To load a local file using `sc.textFile` instead of HDFS, you simply need to provide the local file path prefixed with `file://`. This helps Spark identify that the file is in the local filesystem. Below are examples using PySpark and Scala.
Example using PySpark
In the PySpark example, assume you have a local file named `example.txt` located in your local filesystem.
from pyspark import SparkContext, SparkConf
# Create a Spark configuration and Spark context
conf = SparkConf().setAppName("LoadLocalFile")
sc = SparkContext(conf=conf)
# Load the local file
local_file_rdd = sc.textFile("file:///path/to/example.txt")
# Perform an action to see the results
print(local_file_rdd.collect())
If `example.txt` contains:
Hello World
Welcome to Spark
The output of the print statement will be:
['Hello World', 'Welcome to Spark']
Example using Scala
In the Scala example, assume you have a local file named `example.txt` located in your local filesystem.
import org.apache.spark.{SparkConf, SparkContext}
// Create a Spark configuration and Spark context
val conf = new SparkConf().setAppName("LoadLocalFile")
val sc = new SparkContext(conf)
// Load the local file
val localFileRDD = sc.textFile("file:///path/to/example.txt")
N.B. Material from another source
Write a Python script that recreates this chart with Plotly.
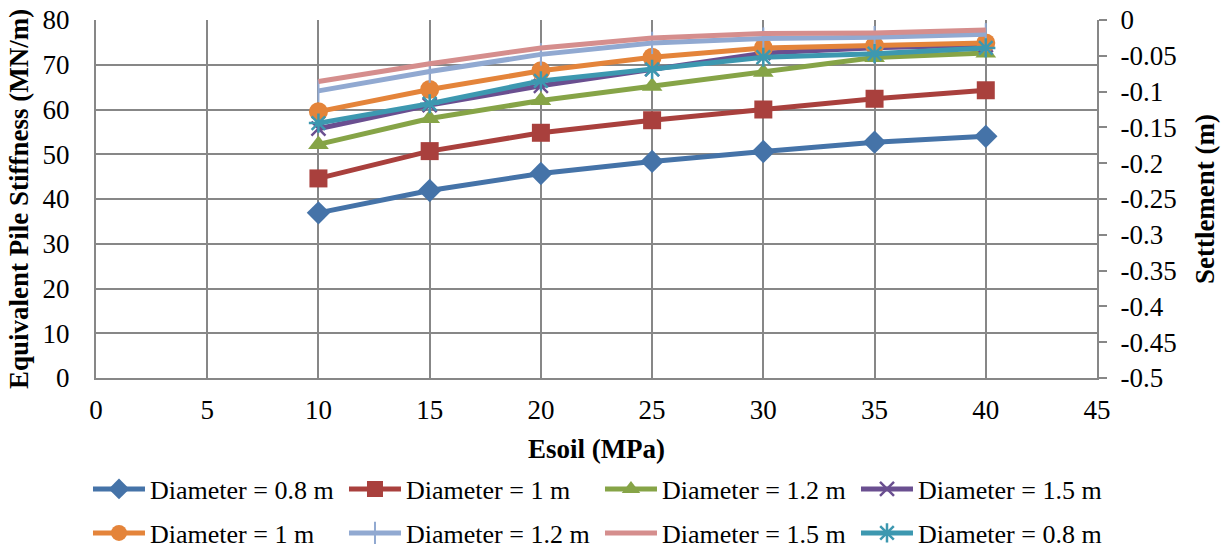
import plotly.graph_objects as go

# Soil modulus (MPa)
esoil = [10, 15, 20, 25, 30, 35, 40]

# Equivalent pile stiffness (MN/m) per pile diameter
stiff_d08 = [36.9, 41.9, 45.7, 48.4, 50.6, 52.7, 54.0]
stiff_d10 = [44.6, 50.7, 54.8, 57.6, 60.0, 62.4, 64.3]
stiff_d12 = [52.2, 58.0, 62.0, 65.2, 68.3, 71.6, 72.6]
stiff_d15 = [55.7, 61.0, 65.3, 69.0, 72.6, 73.8, 74.4]

# Settlement (m) per pile diameter
settle_d10 = [-0.128, -0.097, -0.071, -0.052, -0.039, -0.036, -0.032]
settle_d12 = [-0.099, -0.072, -0.048, -0.032, -0.026, -0.024, -0.020]
settle_d15 = [-0.086, -0.061, -0.039, -0.025, -0.019, -0.018, -0.014]
settle_d08 = [-0.144, -0.117, -0.085, -0.069, -0.052, -0.047, -0.039]

# Axis ticks
x_ticks = [0, 5, 10, 15, 20, 25, 30, 35, 40, 45]
y_ticks = [0, 10, 20, 30, 40, 50, 60, 70, 80]
y2_ticks = [0, -0.05, -0.1, -0.15, -0.2, -0.25, -0.3, -0.35, -0.4, -0.45, -0.5]
y2_labels = ["0", "-0.05", "-0.1", "-0.15", "-0.2", "-0.25", "-0.3", "-0.35",
             "-0.4", "-0.45", "-0.5"]

FONT = "Liberation Serif"
GRID = "#878787"

fig = go.Figure()

stiff_series = [
    ("Diameter = 0.8 m", stiff_d08, "#4573A8", dict(symbol="diamond", size=18)),
    ("Diameter = 1 m", stiff_d10, "#A9403D", dict(symbol="square", size=18)),
    ("Diameter = 1.2 m", stiff_d12, "#86A447", dict(symbol="triangle-up", size=18)),
    ("Diameter = 1.5 m", stiff_d15, "#6A4F90",
     dict(symbol="x-thin", size=14, line=dict(width=2.5, color="#6A4F90"))),
]
for name, vals, color, mk in stiff_series:
    fig.add_trace(go.Scatter(
        x=esoil, y=vals, name=name, mode="lines+markers",
        line=dict(color=color, width=5),
        marker=dict(color=color, **mk),
        legend="legend", yaxis="y",
    ))

settle_series = [
    ("Diameter = 1 m", settle_d10, "#E4843A", "lines+markers", dict(symbol="circle", size=19)),
    ("Diameter = 1.2 m", settle_d12, "#91A9D1", "lines+markers",
     dict(symbol="line-ns", size=16, line=dict(width=2, color="#91A9D1"))),
    ("Diameter = 1.5 m", settle_d15, "#D58E8D", "lines", dict()),
    ("Diameter = 0.8 m", settle_d08, "#3D98B0", "lines+markers",
     dict(symbol="asterisk", size=16, line=dict(width=2.5, color="#3D98B0"))),
]
for name, vals, color, mode, mk in settle_series:
    fig.add_trace(go.Scatter(
        x=esoil, y=vals, name=name, mode=mode,
        line=dict(color=color, width=5),
        marker=dict(color=color, **mk),
        legend="legend2", yaxis="y2",
    ))

tick_font = dict(family=FONT, size=27, color="black")
title_font = dict(family=FONT, size=27, color="black")
legend_common = dict(
    orientation="h", xanchor="left", yanchor="middle",
    font=dict(family=FONT, size=26, color="black"),
    itemwidth=52, entrywidth=189, bgcolor="rgba(0,0,0,0)",
    traceorder="normal",
)

# plot area in pixels: x 96..1097, y 20..378
PLOT_H = 358

fig.update_layout(
    width=1228, height=550,
    margin=dict(l=96, r=131, t=20, b=172, autoexpand=False),
    paper_bgcolor="white", plot_bgcolor="white",
    font=dict(family=FONT, color="black"),
    xaxis=dict(
        range=[0, 45], tickvals=x_ticks, tickfont=tick_font,
        showgrid=True, gridcolor=GRID, gridwidth=2,
        showline=True, linecolor=GRID, linewidth=2,
        zeroline=False, ticks="", ticklabelstandoff=7,
        title=dict(text="<b>Esoil (MPa)</b>", font=title_font, standoff=15),
    ),
    yaxis=dict(
        range=[0, 80], tickvals=y_ticks, tickfont=tick_font,
        showgrid=True, gridcolor=GRID, gridwidth=2,
        showline=True, linecolor=GRID, linewidth=2,
        zeroline=False, ticks="", ticklabelstandoff=19,
        title=dict(text="<b>Equivalent Pile Stiffness (MN/m)</b>", font=title_font, standoff=6),
    ),
    yaxis2=dict(
        range=[-0.5, 0], overlaying="y", side="right",
        tickvals=y2_ticks, ticktext=y2_labels, tickfont=tick_font,
        showgrid=False, showline=True, linecolor=GRID, linewidth=2,
        zeroline=False, ticks="outside", ticklen=8, tickwidth=2, tickcolor=GRID,
        ticklabelstandoff=8,
        title=dict(text="<b>Settlement (m)</b>", font=title_font, standoff=19),
    ),
    legend=dict(x=-0.008, y=(378 - 489) / PLOT_H, **legend_common),
    legend2=dict(x=-0.008, y=(378 - 533) / PLOT_H, **legend_common),
)

fig.write_html("out.html")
// Perform an action to see the results
localFileRDD.collect().foreach(println)
If `example.txt` contains:
Hello World
Welcome to Spark
The output of the print statement will be:
Hello World
Welcome to Spark
In these examples, make sure to replace `/path/to/example.txt` with the actual path to your local file. Also, ensure that the path is accessible from the system where the Spark application is running.